__Stated exercise__. Leave the pictures out, and retype all of the material exactly as written.

[Records with drawing code]

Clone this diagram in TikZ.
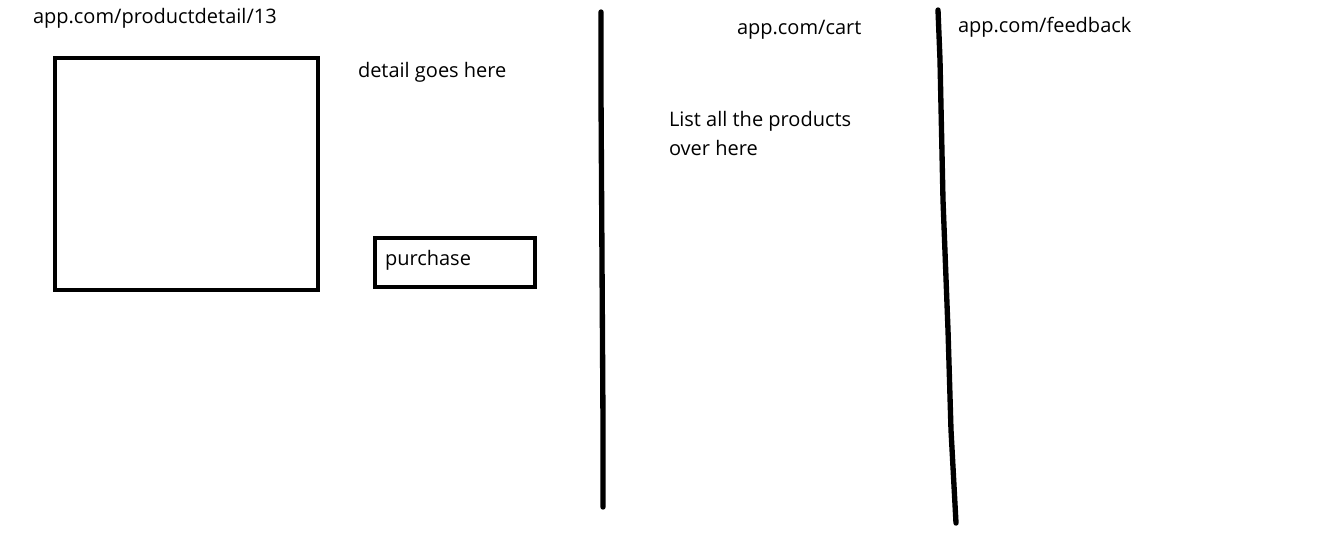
\documentclass[tikz,border=0pt]{standalone}
\usepackage{fontspec}
\setmainfont{Open Sans}
\begin{document}
\begin{tikzpicture}[x=0.75pt,y=-0.75pt,
  every node/.style={inner sep=0pt, outer sep=0pt},
  lbl/.style={anchor=base west, font=\fontsize{15}{18}\selectfont},
  frame/.style={draw, line width=3.2pt},
  stroke/.style={line width=4pt, line cap=round, line join=round}]
\useasboundingbox[fill=white] (0,0) rectangle (1342,537);
% left panel
\node[lbl] (url1) at (33,23) {app.com/productdetail/13};
\node[frame, minimum width=197.25pt, minimum height=174pt] (img) at (186.5,174) {};
\node[lbl] (detail) at (358,77) {detail goes here};
\node[frame, minimum width=120pt, minimum height=36.75pt] (buy) at (455,262.5) {};
\node[lbl] (buytxt) at (385,265) {purchase};
% dividers
\coordinate (d1a) at (601,12);
\coordinate (d1b) at (601,95);
\coordinate (d1c) at (602,262);
\coordinate (d1d) at (603,423);
\coordinate (d1e) at (603,507);
\draw[stroke] (d1a) -- (d1b) -- (d1c) -- (d1d) -- (d1e);
\coordinate (d2a) at (938,10);
\coordinate (d2b) at (940,60);
\coordinate (d2c) at (943,200);
\coordinate (d2d) at (948,330);
\coordinate (d2e) at (951,430);
\coordinate (d2f) at (956,523);
\draw[stroke] (d2a) -- (d2b) -- (d2c) -- (d2d) -- (d2e) -- (d2f);
% cart panel
\node[lbl] (url2) at (737,34) {app.com/cart};
\node[lbl] (list1) at (669,126) {List all the products};
\node[lbl] (list2) at (669,155) {over here};
% feedback panel
\node[lbl] (url3) at (958,32) {app.com/feedback};
\end{tikzpicture}
\end{document}
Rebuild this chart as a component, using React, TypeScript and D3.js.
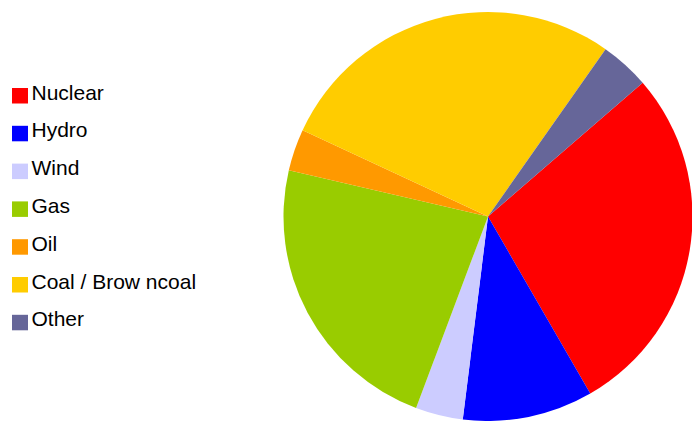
import React from "react";
import * as d3 from "d3";

const categories = ["Nuclear", "Hydro", "Wind", "Gas", "Oil", "Coal / Brow ncoal", "Other"];
const values = [28.0, 10.3, 3.75, 22.9, 3.3, 27.8, 3.9];
const colors = ["#FF0000", "#0000FF", "#CCCCFF", "#99CC00", "#FF9900", "#FFCC00", "#666699"];

const W = 692;
const H = 421;
const cx = 488;
const cy = 216.5;
const R = 204.5;
const startDeg = 49.14;

export default function App() {
  const pie = d3
    .pie<number>()
    .sort(null)
    .value((d) => d)
    .startAngle((startDeg * Math.PI) / 180)
    .endAngle((startDeg * Math.PI) / 180 + 2 * Math.PI);
  const arcs = pie(values);
  const arc = d3.arc<d3.PieArcDatum<number>>().innerRadius(0).outerRadius(R);

  return (
    <svg
      width={W}
      height={H}
      style={{ position: "absolute", left: 0, top: 0, display: "block" }}
    >
      <rect x={0} y={0} width={W} height={H} fill="#ffffff" />
      <g transform={`translate(${cx},${cy})`}>
        {arcs.map((a, i) => (
          <path key={i} d={arc(a) || ""} fill={colors[i]} stroke="none" />
        ))}
      </g>
      <g>
        {categories.map((c, i) => (
          <g key={c} transform={`translate(12,${88 + i * 37.8})`}>
            <rect x={0} y={0} width={16} height={15.5} fill={colors[i]} />
            <text
              x={19.5}
              y={11.6}
              fontFamily="Liberation Sans, Arial, sans-serif"
              fontSize={21}
              fill="#000"
            >
              {c}
            </text>
          </g>
        ))}
      </g>
    </svg>
  );
}
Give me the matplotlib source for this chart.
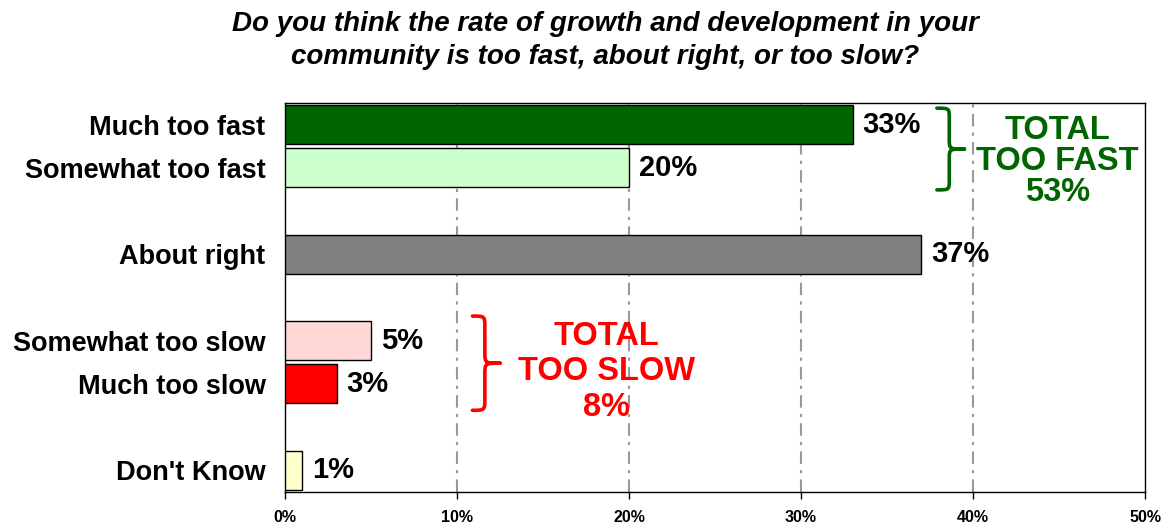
import matplotlib
matplotlib.use("Agg")
import matplotlib.pyplot as plt
from matplotlib.path import Path
from matplotlib.patches import PathPatch

plt.rcParams['font.family'] = ['Liberation Sans', 'DejaVu Sans']

# data
categories = ["Much too fast", "Somewhat too fast", "About right",
              "Somewhat too slow", "Much too slow", "Don't Know"]
values = [33, 20, 37, 5, 3, 1]
positions = [0, 1, 3, 5, 6, 8]
colors = ["#006400", "#CCFFCC", "#808080", "#FFD7D7", "#FF0000", "#FFFFCC"]
xticks = [0, 10, 20, 30, 40, 50]
xtick_labels = ["0%", "10%", "20%", "30%", "40%", "50%"]

title = ("Do you think the rate of growth and development in your\n"
         "community is too fast, about right, or too slow?")


def brace(ax, x0, width, ytop, ybot, color):
    # curly brace pointing right, in data coords (y axis inverted)
    xm = x0 + width * 0.45
    xt = x0 + width
    ymid = (ytop + ybot) / 2
    r = (ybot - ytop) * 0.12
    verts = [
        (x0, ytop),
        (xm, ytop), (xm, ytop), (xm, ytop + r),
        (xm, ymid - r),
        (xm, ymid), (xm, ymid), (xt, ymid),
        (xm, ymid), (xm, ymid), (xm, ymid + r),
        (xm, ybot - r),
        (xm, ybot), (xm, ybot), (x0, ybot),
    ]
    codes = [Path.MOVETO,
             Path.CURVE4, Path.CURVE4, Path.CURVE4,
             Path.LINETO,
             Path.CURVE4, Path.CURVE4, Path.CURVE4,
             Path.CURVE4, Path.CURVE4, Path.CURVE4,
             Path.LINETO,
             Path.CURVE4, Path.CURVE4, Path.CURVE4]
    patch = PathPatch(Path(verts, codes), facecolor='none', edgecolor=color,
                      lw=2.6, capstyle='round', joinstyle='round', zorder=4)
    ax.add_patch(patch)


fig = plt.figure(figsize=(11.66, 5.25), dpi=100)
ax = fig.add_axes([0.2444, 0.0629, 0.982 - 0.2444, 0.8038 - 0.0629])

ax.barh(positions, values, height=0.9, color=colors, edgecolor='black',
        linewidth=1, zorder=3)

for p, v in zip(positions, values):
    ax.annotate(f"{v}%", (v, p), xytext=(7, 0), textcoords='offset points',
                va='center', ha='left', fontsize=21, fontweight='bold',
                zorder=5)

ax.set_xlim(0, 50)
ax.set_ylim(8.5, -0.5)
ax.set_xticks(xticks)
ax.set_xticklabels(xtick_labels, fontsize=11.5, fontweight='bold')
ax.set_yticks(positions)
ax.set_yticklabels(categories, fontsize=19.5, fontweight='bold')
ax.tick_params(axis='y', length=0, pad=14)
ax.tick_params(axis='x', length=5, width=1, pad=8, direction='out')

for x in xticks[1:-1]:
    ax.axvline(x, color='#999999', lw=1.5, linestyle=(0, (6, 3, 1.5, 3)),
               zorder=1)

for s in ax.spines.values():
    s.set_linewidth(1)
    s.set_color('black')

# braces and totals
brace(ax, 37.9, 1.6, -0.38, 1.51, '#006400')
ax.text(44.9, 0.85, "TOTAL\nTOO FAST\n53%", ha='center', va='center',
        fontsize=23.5, fontweight='bold', color='#006400', linespacing=1.0,
        zorder=5)

brace(ax, 10.9, 1.6, 4.43, 6.61, '#FF0000')
ax.text(18.7, 5.72, "TOTAL\nTOO SLOW\n8%", ha='center', va='center',
        fontsize=23.5, fontweight='bold', color='#FF0000', linespacing=1.2,
        zorder=5)

fig.text(0.519, 0.922, title, ha='center', va='center', fontsize=20,
         fontweight='bold', fontstyle='italic', linespacing=1.35)

fig.savefig("out.png", dpi=100)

__Task response__.
Clone this diagram in TikZ.
\documentclass[tikz,border=0pt]{standalone}
\usepackage{fontspec}
\setmainfont{Open Sans}
\begin{document}
\begin{tikzpicture}[x=0.75pt,y=-0.75pt,
  every node/.style={inner sep=0pt, outer sep=0pt},
  lbl/.style={anchor=base west, font=\fontsize{15}{18}\selectfont},
  frame/.style={draw, line width=3.2pt},
  stroke/.style={line width=4pt, line cap=round, line join=round}]
\useasboundingbox[fill=white] (0,0) rectangle (1342,537);
% left panel
\node[lbl] (url1) at (33,23) {app.com/productdetail/13};
\node[frame, minimum width=197.25pt, minimum height=174pt] (img) at (186.5,174) {};
\node[lbl] (detail) at (358,77) {detail goes here};
\node[frame, minimum width=120pt, minimum height=36.75pt] (buy) at (455,262.5) {};
\node[lbl] (buytxt) at (385,265) {purchase};
% dividers
\coordinate (d1a) at (601,12);
\coordinate (d1b) at (601,95);
\coordinate (d1c) at (602,262);
\coordinate (d1d) at (603,423);
\coordinate (d1e) at (603,507);
\draw[stroke] (d1a) -- (d1b) -- (d1c) -- (d1d) -- (d1e);
\coordinate (d2a) at (938,10);
\coordinate (d2b) at (940,60);
\coordinate (d2c) at (943,200);
\coordinate (d2d) at (948,330);
\coordinate (d2e) at (951,430);
\coordinate (d2f) at (956,523);
\draw[stroke] (d2a) -- (d2b) -- (d2c) -- (d2d) -- (d2e) -- (d2f);
% cart panel
\node[lbl] (url2) at (737,34) {app.com/cart};
\node[lbl] (list1) at (669,126) {List all the products};
\node[lbl] (list2) at (669,155) {over here};
% feedback panel
\node[lbl] (url3) at (958,32) {app.com/feedback};
\end{tikzpicture}
\end{document}
Rebuild this chart as a component, using React, TypeScript and D3.js.
import React from "react";
import * as d3 from "d3";

const categories = ["Nuclear", "Hydro", "Wind", "Gas", "Oil", "Coal / Brow ncoal", "Other"];
const values = [28.0, 10.3, 3.75, 22.9, 3.3, 27.8, 3.9];
const colors = ["#FF0000", "#0000FF", "#CCCCFF", "#99CC00", "#FF9900", "#FFCC00", "#666699"];

const W = 692;
const H = 421;
const cx = 488;
const cy = 216.5;
const R = 204.5;
const startDeg = 49.14;

export default function App() {
  const pie = d3
    .pie<number>()
    .sort(null)
    .value((d) => d)
    .startAngle((startDeg * Math.PI) / 180)
    .endAngle((startDeg * Math.PI) / 180 + 2 * Math.PI);
  const arcs = pie(values);
  const arc = d3.arc<d3.PieArcDatum<number>>().innerRadius(0).outerRadius(R);

  return (
    <svg
      width={W}
      height={H}
      style={{ position: "absolute", left: 0, top: 0, display: "block" }}
    >
      <rect x={0} y={0} width={W} height={H} fill="#ffffff" />
      <g transform={`translate(${cx},${cy})`}>
        {arcs.map((a, i) => (
          <path key={i} d={arc(a) || ""} fill={colors[i]} stroke="none" />
        ))}
      </g>
      <g>
        {categories.map((c, i) => (
          <g key={c} transform={`translate(12,${88 + i * 37.8})`}>
            <rect x={0} y={0} width={16} height={15.5} fill={colors[i]} />
            <text
              x={19.5}
              y={11.6}
              fontFamily="Liberation Sans, Arial, sans-serif"
              fontSize={21}
              fill="#000"
            >
              {c}
            </text>
          </g>
        ))}
      </g>
    </svg>
  );
}
Give me the matplotlib source for this chart.
import matplotlib
matplotlib.use("Agg")
import matplotlib.pyplot as plt
from matplotlib.path import Path
from matplotlib.patches import PathPatch

plt.rcParams['font.family'] = ['Liberation Sans', 'DejaVu Sans']

# data
categories = ["Much too fast", "Somewhat too fast", "About right",
              "Somewhat too slow", "Much too slow", "Don't Know"]
values = [33, 20, 37, 5, 3, 1]
positions = [0, 1, 3, 5, 6, 8]
colors = ["#006400", "#CCFFCC", "#808080", "#FFD7D7", "#FF0000", "#FFFFCC"]
xticks = [0, 10, 20, 30, 40, 50]
xtick_labels = ["0%", "10%", "20%", "30%", "40%", "50%"]

title = ("Do you think the rate of growth and development in your\n"
         "community is too fast, about right, or too slow?")


def brace(ax, x0, width, ytop, ybot, color):
    # curly brace pointing right, in data coords (y axis inverted)
    xm = x0 + width * 0.45
    xt = x0 + width
    ymid = (ytop + ybot) / 2
    r = (ybot - ytop) * 0.12
    verts = [
        (x0, ytop),
        (xm, ytop), (xm, ytop), (xm, ytop + r),
        (xm, ymid - r),
        (xm, ymid), (xm, ymid), (xt, ymid),
        (xm, ymid), (xm, ymid), (xm, ymid + r),
        (xm, ybot - r),
        (xm, ybot), (xm, ybot), (x0, ybot),
    ]
    codes = [Path.MOVETO,
             Path.CURVE4, Path.CURVE4, Path.CURVE4,
             Path.LINETO,
             Path.CURVE4, Path.CURVE4, Path.CURVE4,
             Path.CURVE4, Path.CURVE4, Path.CURVE4,
             Path.LINETO,
             Path.CURVE4, Path.CURVE4, Path.CURVE4]
    patch = PathPatch(Path(verts, codes), facecolor='none', edgecolor=color,
                      lw=2.6, capstyle='round', joinstyle='round', zorder=4)
    ax.add_patch(patch)


fig = plt.figure(figsize=(11.66, 5.25), dpi=100)
ax = fig.add_axes([0.2444, 0.0629, 0.982 - 0.2444, 0.8038 - 0.0629])

ax.barh(positions, values, height=0.9, color=colors, edgecolor='black',
        linewidth=1, zorder=3)

for p, v in zip(positions, values):
    ax.annotate(f"{v}%", (v, p), xytext=(7, 0), textcoords='offset points',
                va='center', ha='left', fontsize=21, fontweight='bold',
                zorder=5)

ax.set_xlim(0, 50)
ax.set_ylim(8.5, -0.5)
ax.set_xticks(xticks)
ax.set_xticklabels(xtick_labels, fontsize=11.5, fontweight='bold')
ax.set_yticks(positions)
ax.set_yticklabels(categories, fontsize=19.5, fontweight='bold')
ax.tick_params(axis='y', length=0, pad=14)
ax.tick_params(axis='x', length=5, width=1, pad=8, direction='out')

for x in xticks[1:-1]:
    ax.axvline(x, color='#999999', lw=1.5, linestyle=(0, (6, 3, 1.5, 3)),
               zorder=1)

for s in ax.spines.values():
    s.set_linewidth(1)
    s.set_color('black')

# braces and totals
brace(ax, 37.9, 1.6, -0.38, 1.51, '#006400')
ax.text(44.9, 0.85, "TOTAL\nTOO FAST\n53%", ha='center', va='center',
        fontsize=23.5, fontweight='bold', color='#006400', linespacing=1.0,
        zorder=5)

brace(ax, 10.9, 1.6, 4.43, 6.61, '#FF0000')
ax.text(18.7, 5.72, "TOTAL\nTOO SLOW\n8%", ha='center', va='center',
        fontsize=23.5, fontweight='bold', color='#FF0000', linespacing=1.2,
        zorder=5)

fig.text(0.519, 0.922, title, ha='center', va='center', fontsize=20,
         fontweight='bold', fontstyle='italic', linespacing=1.35)

fig.savefig("out.png", dpi=100)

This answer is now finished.